One of the questions I hear most frequently these days is, “How will Princeton be different after the pandemic is done?” My temptation is to answer, “I don’t know—for now, I’m just looking forward to it being done!”
And, indeed, for the most part, it is too soon to say. One thing is quite clear: residential education retains powerful appeal and will remain the foundation of a Princeton education. At the beginning of the pandemic, many pundits proclaimed that the sudden shift to online learning would demonstrate what it could do. That has been true—but the shift has also exposed the limitations of online learning.
Princeton’s professors have made remarkable efforts to mount courses online, and students have worked hard to adapt to remote learning. I am confident that Princeton is providing students with an excellent education, the best that we can supply given the circumstances. But I also know that very few students would count it as good as what existed before the pandemic.
If anything, students’ attachment to the residential experience is proving even deeper than I would have expected. Most undergraduates are planning to return to campus for the spring semester knowing that we can offer very few extracurricular activities, almost no in-person teaching, and extremely limited opportunities for socializing or dining. For the majority of our students, the opportunity to be among friends, to meet new people, and to live together in a learning, growing community is valuable even if shorn of almost everything we usually invoke to explain the benefits of residential liberal arts education.
People sometimes suppose that even if online teaching is less good than the residential version, it might be much cheaper. In fact, some key aspects of remote teaching for undergraduates are more costly than in-person learning. Teaching depends upon engaging and motivating students, and that is harder in a remote environment. To meet this challenge, Princeton has reduced the maximum size for many seminars and precepts so that professors and their teaching assistants can give even more individualized attention than usual to students.
Learning benefits from the motivation and inspiration supplied by personal student-teacher relationships. It also benefits from serendipitous interaction with interesting people, from hands-on activity in laboratories and studios, and from the peer interactions and cultural practices—such as studying long hours or debating ideas vigorously—that take root and blossom at a healthy school.
So where might our online experience generate the best opportunities for innovation in a post-pandemic future? We should expect to find them in any domains where the advantages of serendipity, inspiration, hands-on activity, and institutional culture can be sacrificed, at least temporarily, to overcome limitations of distance, travel, or time.
For example, Zoom and other video technologies expand the possibilities for interaction with guest speakers from around the world. Is it better to have someone in person? Sure—but even visiting from New York City requires a speaker to commit several hours. If the speaker is coming from farther away, we could be talking about multiple days. Online technology makes leading experts and policymakers only a click away.

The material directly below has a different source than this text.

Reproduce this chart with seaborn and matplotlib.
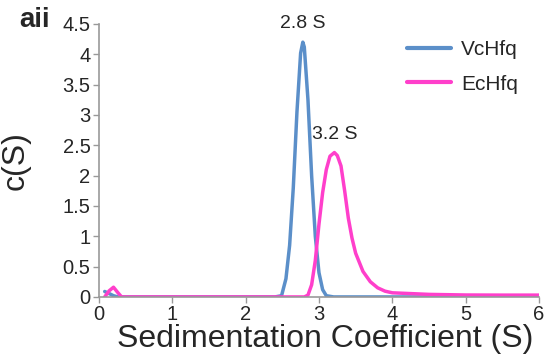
import numpy as np
import pandas as pd
import matplotlib
matplotlib.use("Agg")
import matplotlib.pyplot as plt
import seaborn as sns

# c(S) distributions
vc_s = [0.08, 0.15, 0.2, 0.26, 0.5, 1.0, 1.5, 2.0, 2.4, 2.49, 2.55, 2.6, 2.65, 2.7,
        2.75, 2.78, 2.8, 2.85, 2.9, 2.95, 3.0, 3.05, 3.1, 3.2, 4.0, 5.0, 6.0]
vc_c = [0.09, 0.05, 0.02, 0.0, 0.0, 0.0, 0.0, 0.0, 0.0, 0.02, 0.3, 0.85, 1.8, 3.05,
        4.02, 4.2, 4.12, 3.25, 2.0, 1.0, 0.4, 0.12, 0.02, 0.0, 0.0, 0.0, 0.0]

ec_s = [0.08, 0.14, 0.2, 0.26, 0.31, 0.5, 1.0, 1.5, 2.0, 2.5, 2.8, 2.85, 2.9, 2.95,
        3.0, 3.05, 3.1, 3.15, 3.21, 3.25, 3.3, 3.35, 3.4, 3.45, 3.5, 3.6, 3.7,
        3.8, 3.9, 4.0, 4.5, 5.0, 5.5, 6.0]
ec_c = [0.0, 0.1, 0.16, 0.07, 0.0, 0.0, 0.0, 0.0, 0.0, 0.0, 0.0, 0.03, 0.2, 0.6,
        1.2, 1.72, 2.1, 2.32, 2.38, 2.33, 2.16, 1.75, 1.3, 0.97, 0.72, 0.42, 0.25,
        0.15, 0.095, 0.068, 0.042, 0.032, 0.03, 0.03]

names = ["VcHfq", "EcHfq"]
colors = ["#5b8fc9", "#ff3fcb"]
peak_labels = ["2.8 S", "3.2 S"]

df = pd.concat([
    pd.DataFrame({"s": vc_s, "c": vc_c, "protein": names[0]}),
    pd.DataFrame({"s": ec_s, "c": ec_c, "protein": names[1]}),
], ignore_index=True)

sns.set_style("white")
plt.rcParams["font.family"] = ["Liberation Sans", "DejaVu Sans"]

fig = plt.figure(figsize=(5.49, 3.63), dpi=100)
ax = fig.add_axes([0.180, 0.182, 0.802, 0.752])

sns.lineplot(data=df, x="s", y="c", hue="protein", palette=dict(zip(names, colors)),
             linewidth=2.5, sort=False, ax=ax)

# peak annotations
ax.text(vc_s[vc_c.index(max(vc_c))], max(vc_c) + 0.17, peak_labels[0],
        ha="center", va="bottom", fontsize=14)
ax.text(ec_s[ec_c.index(max(ec_c))], max(ec_c) + 0.15, peak_labels[1],
        ha="center", va="bottom", fontsize=14)

ax.set_xlim(0, 6)
ax.set_ylim(0, 4.5)
ax.set_xticks(range(0, 7))
ax.set_yticks(np.arange(0, 4.6, 0.5))
ax.set_yticklabels(["0", "0.5", "1", "1.5", "2", "2.5", "3", "3.5", "4", "4.5"])
ax.tick_params(axis="both", labelsize=14.5, length=4, width=1, color="#999999",
               direction="out", bottom=True, left=True, pad=2)

for side in ["top", "right"]:
    ax.spines[side].set_visible(False)
for side in ["left", "bottom"]:
    ax.spines[side].set_color("#999999")
    ax.spines[side].set_linewidth(1.2)

ax.set_xlabel("Sedimentation Coefficient (S)", fontsize=23)
ax.set_ylabel("c(S)", fontsize=23)
ax.xaxis.set_label_coords(0.515, -0.1)
ax.yaxis.set_label_coords(-0.155, 0.5)

leg = ax.legend(loc="upper right", bbox_to_anchor=(0.995, 1.01), frameon=False,
                fontsize=15, handlelength=2.1, handletextpad=0.5, labelspacing=0.75)
for line in leg.get_lines():
    line.set_linewidth(3)

fig.text(0.035, 0.925, "aii", fontsize=20, fontweight="bold")

fig.savefig("out.png", dpi=100)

Conversely, students who are studying abroad will have more opportunities to interact virtually with professors on campus. They might even be able to take one or more Princeton courses to supplement the offerings at their studyabroad site.
Some professors will use their new familiarity with online tools to change how they use class time. They can “flip the classroom,” using online tools to convey information and inperson sessions for more interactive learning.
Changes might affect the University’s administrative rather than curricular functions. Since last March, we have had to reconfigure almost every aspect of our operations, and we have learned some valuable lessons along the way. For instance, our experience with remote work arrangements may give the University added flexibility to accommodate employee schedules or to reduce costs related to office space and commuting.
We have found new and effective ways to broadcast public events to much larger audiences than we could get on campus. For example, a conversation between Princeton University Art Museum Director James Steward and Sir David Adjaye, who is designing our new museum, attracted more than 6,500 viewers. It was a terrific event—and James and Sir David spoke from different continents.
We are also identifying new ways to engage with alumni, and our alumni are finding ingenious approaches to connect with one another. Again, nobody regards these virtual interactions as a replacement for in-person events—but I expect they will persist as a valuable supplement to Reunions and other gatherings.
Of course, I am certain there will also be other changes that I have not yet anticipated. I look forward to a day when we can consider how best to integrate the tools and experience from the pandemic with the strengths of residential liberal arts and graduate education that Princeton students and alumni so cherish.